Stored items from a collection
◆ ◆ ◆

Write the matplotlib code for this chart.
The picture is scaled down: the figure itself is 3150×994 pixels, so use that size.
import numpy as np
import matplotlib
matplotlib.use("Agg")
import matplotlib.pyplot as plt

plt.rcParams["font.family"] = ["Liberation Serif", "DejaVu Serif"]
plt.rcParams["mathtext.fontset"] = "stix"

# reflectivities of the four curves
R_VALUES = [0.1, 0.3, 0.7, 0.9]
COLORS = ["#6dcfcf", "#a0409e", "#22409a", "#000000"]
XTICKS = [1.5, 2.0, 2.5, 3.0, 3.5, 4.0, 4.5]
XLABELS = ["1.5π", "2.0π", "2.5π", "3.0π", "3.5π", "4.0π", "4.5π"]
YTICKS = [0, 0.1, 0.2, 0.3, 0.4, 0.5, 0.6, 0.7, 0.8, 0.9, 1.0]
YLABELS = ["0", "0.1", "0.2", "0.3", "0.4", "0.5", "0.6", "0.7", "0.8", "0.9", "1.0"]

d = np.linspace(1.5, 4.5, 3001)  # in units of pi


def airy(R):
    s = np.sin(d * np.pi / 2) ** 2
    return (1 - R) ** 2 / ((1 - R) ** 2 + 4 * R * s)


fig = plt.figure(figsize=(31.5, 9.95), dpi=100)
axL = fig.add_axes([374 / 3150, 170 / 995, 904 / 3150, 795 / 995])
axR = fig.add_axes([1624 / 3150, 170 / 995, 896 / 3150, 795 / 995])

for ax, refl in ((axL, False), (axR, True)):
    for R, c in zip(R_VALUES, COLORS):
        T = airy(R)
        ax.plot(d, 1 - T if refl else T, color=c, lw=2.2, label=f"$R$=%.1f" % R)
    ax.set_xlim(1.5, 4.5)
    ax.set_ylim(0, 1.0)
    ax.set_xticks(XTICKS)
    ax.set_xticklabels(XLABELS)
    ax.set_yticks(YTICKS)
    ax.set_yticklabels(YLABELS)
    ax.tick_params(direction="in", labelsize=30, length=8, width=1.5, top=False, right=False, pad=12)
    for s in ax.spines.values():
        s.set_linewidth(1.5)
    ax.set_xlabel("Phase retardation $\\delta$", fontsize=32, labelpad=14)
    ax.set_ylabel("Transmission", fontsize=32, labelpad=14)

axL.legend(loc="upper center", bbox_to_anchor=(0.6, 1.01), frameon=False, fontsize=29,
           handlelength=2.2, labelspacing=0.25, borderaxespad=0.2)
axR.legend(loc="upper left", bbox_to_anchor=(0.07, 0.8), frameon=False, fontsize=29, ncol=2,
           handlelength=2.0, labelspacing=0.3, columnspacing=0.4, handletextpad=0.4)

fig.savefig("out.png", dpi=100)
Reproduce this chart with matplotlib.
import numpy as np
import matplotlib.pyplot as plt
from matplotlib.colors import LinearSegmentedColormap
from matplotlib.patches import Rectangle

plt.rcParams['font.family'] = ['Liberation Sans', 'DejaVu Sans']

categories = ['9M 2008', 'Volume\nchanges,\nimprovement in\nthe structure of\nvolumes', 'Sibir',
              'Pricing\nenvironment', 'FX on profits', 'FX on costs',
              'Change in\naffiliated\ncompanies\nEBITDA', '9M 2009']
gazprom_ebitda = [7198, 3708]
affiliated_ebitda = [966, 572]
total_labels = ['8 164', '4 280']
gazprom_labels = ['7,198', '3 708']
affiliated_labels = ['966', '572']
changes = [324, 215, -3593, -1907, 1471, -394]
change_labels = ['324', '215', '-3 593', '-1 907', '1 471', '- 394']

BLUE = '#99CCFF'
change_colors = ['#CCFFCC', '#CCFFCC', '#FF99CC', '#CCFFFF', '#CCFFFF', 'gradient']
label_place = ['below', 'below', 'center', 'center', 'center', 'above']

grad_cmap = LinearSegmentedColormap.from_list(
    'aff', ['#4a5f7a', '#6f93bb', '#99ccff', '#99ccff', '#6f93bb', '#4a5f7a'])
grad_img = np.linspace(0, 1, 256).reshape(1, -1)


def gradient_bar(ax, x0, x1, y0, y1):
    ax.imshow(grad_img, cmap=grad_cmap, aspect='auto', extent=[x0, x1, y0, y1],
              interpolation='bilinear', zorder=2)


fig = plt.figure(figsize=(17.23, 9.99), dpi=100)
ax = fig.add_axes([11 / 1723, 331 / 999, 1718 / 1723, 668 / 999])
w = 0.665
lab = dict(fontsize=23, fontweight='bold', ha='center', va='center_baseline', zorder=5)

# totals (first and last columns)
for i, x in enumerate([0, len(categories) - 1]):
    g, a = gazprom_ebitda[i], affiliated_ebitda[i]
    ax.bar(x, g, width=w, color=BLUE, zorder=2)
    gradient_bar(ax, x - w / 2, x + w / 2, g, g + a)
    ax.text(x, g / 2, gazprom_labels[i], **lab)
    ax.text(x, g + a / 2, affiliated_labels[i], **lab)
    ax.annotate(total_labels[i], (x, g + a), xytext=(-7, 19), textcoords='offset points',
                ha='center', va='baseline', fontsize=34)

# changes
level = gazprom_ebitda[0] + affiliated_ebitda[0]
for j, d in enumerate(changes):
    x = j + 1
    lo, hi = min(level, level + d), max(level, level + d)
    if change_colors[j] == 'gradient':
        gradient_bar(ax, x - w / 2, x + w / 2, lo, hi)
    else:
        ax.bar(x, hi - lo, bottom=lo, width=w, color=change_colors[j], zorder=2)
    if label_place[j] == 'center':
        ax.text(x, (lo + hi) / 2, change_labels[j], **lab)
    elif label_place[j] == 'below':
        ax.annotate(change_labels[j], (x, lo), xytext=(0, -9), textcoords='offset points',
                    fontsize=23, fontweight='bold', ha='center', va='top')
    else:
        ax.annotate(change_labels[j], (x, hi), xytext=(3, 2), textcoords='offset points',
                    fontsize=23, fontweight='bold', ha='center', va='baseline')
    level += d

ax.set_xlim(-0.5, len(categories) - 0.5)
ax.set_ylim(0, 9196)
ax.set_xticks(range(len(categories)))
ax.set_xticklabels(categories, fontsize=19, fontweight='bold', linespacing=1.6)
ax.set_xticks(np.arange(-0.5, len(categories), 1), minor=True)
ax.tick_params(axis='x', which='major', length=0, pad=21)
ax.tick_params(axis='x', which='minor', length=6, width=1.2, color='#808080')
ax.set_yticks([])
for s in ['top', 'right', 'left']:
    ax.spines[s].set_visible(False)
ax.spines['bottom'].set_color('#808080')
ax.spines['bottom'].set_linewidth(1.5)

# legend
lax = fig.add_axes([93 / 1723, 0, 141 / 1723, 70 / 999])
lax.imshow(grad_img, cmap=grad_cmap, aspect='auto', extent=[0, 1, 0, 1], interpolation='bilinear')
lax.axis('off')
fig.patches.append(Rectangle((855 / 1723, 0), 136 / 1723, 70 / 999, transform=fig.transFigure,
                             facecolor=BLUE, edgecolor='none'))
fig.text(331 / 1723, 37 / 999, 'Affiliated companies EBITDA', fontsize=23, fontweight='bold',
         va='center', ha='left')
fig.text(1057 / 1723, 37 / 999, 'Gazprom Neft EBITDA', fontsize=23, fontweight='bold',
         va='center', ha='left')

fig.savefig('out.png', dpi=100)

◆ ◆ ◆

Request:
Determine how many of the lines above hold the word "this", and output that number by itself.

Solution below:
2